§ TASK: Write out the listing below exactly, and omit any images you find in it.

§ SOURCE MATERIAL:
— begin —

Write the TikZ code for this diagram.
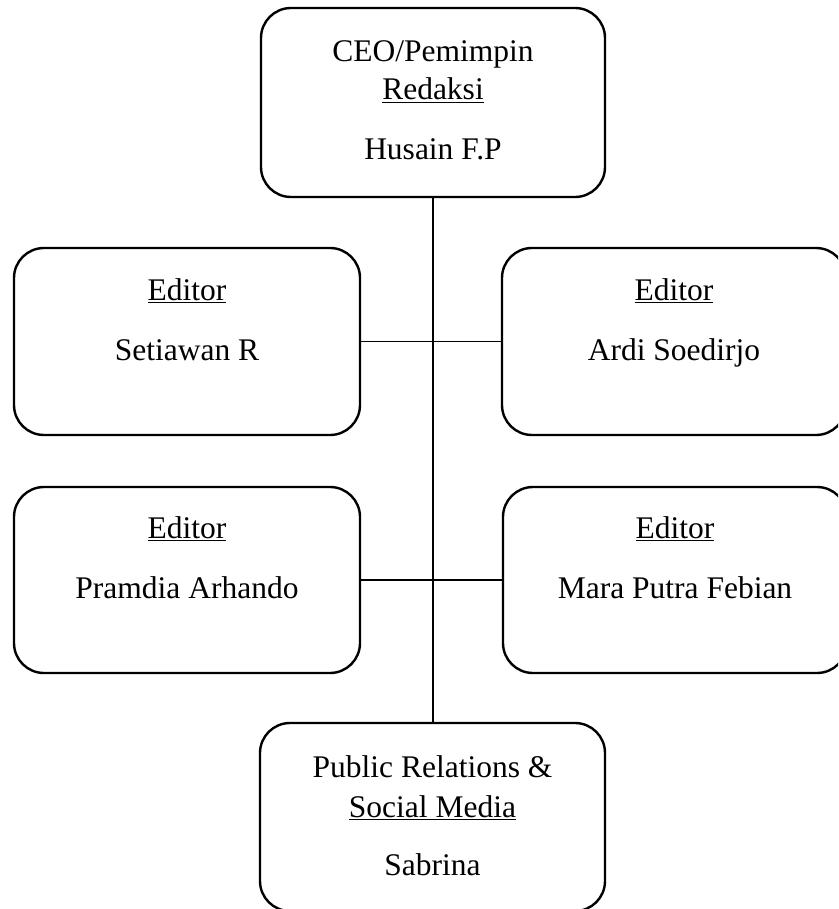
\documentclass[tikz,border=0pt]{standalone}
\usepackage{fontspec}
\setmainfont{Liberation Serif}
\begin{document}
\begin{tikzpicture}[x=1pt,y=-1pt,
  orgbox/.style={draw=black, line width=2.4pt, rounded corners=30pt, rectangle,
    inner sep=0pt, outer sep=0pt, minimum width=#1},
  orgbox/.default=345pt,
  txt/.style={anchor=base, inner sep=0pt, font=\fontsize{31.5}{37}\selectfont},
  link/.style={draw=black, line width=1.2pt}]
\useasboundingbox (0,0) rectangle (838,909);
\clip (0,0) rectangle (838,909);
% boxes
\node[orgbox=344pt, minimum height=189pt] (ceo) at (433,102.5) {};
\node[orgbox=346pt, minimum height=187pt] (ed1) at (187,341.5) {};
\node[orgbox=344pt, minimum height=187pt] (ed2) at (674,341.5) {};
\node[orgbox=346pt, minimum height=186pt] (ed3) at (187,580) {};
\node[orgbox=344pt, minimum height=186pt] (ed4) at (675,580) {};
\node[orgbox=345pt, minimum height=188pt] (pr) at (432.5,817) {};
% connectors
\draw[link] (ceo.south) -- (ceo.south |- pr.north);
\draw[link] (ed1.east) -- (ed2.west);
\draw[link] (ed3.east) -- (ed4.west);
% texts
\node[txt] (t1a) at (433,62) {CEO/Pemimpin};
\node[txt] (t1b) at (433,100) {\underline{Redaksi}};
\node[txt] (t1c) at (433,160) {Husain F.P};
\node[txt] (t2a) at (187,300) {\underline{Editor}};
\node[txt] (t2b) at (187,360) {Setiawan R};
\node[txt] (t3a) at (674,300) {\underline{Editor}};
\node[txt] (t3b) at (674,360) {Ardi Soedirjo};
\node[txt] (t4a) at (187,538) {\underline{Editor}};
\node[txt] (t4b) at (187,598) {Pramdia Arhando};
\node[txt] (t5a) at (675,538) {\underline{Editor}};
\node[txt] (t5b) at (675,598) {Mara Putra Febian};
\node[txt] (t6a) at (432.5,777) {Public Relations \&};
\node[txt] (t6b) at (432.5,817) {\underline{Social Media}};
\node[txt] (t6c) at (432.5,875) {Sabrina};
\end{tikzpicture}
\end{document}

— end —

§ REPLY:
Write the TikZ code for this diagram.
\documentclass[tikz,border=0pt]{standalone}
\usepackage{fontspec}
\setmainfont{Liberation Serif}
\begin{document}
\begin{tikzpicture}[x=1pt,y=-1pt,
  orgbox/.style={draw=black, line width=2.4pt, rounded corners=30pt, rectangle,
    inner sep=0pt, outer sep=0pt, minimum width=#1},
  orgbox/.default=345pt,
  txt/.style={anchor=base, inner sep=0pt, font=\fontsize{31.5}{37}\selectfont},
  link/.style={draw=black, line width=1.2pt}]
\useasboundingbox (0,0) rectangle (838,909);
\clip (0,0) rectangle (838,909);
% boxes
\node[orgbox=344pt, minimum height=189pt] (ceo) at (433,102.5) {};
\node[orgbox=346pt, minimum height=187pt] (ed1) at (187,341.5) {};
\node[orgbox=344pt, minimum height=187pt] (ed2) at (674,341.5) {};
\node[orgbox=346pt, minimum height=186pt] (ed3) at (187,580) {};
\node[orgbox=344pt, minimum height=186pt] (ed4) at (675,580) {};
\node[orgbox=345pt, minimum height=188pt] (pr) at (432.5,817) {};
% connectors
\draw[link] (ceo.south) -- (ceo.south |- pr.north);
\draw[link] (ed1.east) -- (ed2.west);
\draw[link] (ed3.east) -- (ed4.west);
% texts
\node[txt] (t1a) at (433,62) {CEO/Pemimpin};
\node[txt] (t1b) at (433,100) {\underline{Redaksi}};
\node[txt] (t1c) at (433,160) {Husain F.P};
\node[txt] (t2a) at (187,300) {\underline{Editor}};
\node[txt] (t2b) at (187,360) {Setiawan R};
\node[txt] (t3a) at (674,300) {\underline{Editor}};
\node[txt] (t3b) at (674,360) {Ardi Soedirjo};
\node[txt] (t4a) at (187,538) {\underline{Editor}};
\node[txt] (t4b) at (187,598) {Pramdia Arhando};
\node[txt] (t5a) at (675,538) {\underline{Editor}};
\node[txt] (t5b) at (675,598) {Mara Putra Febian};
\node[txt] (t6a) at (432.5,777) {Public Relations \&};
\node[txt] (t6b) at (432.5,817) {\underline{Social Media}};
\node[txt] (t6c) at (432.5,875) {Sabrina};
\end{tikzpicture}
\end{document}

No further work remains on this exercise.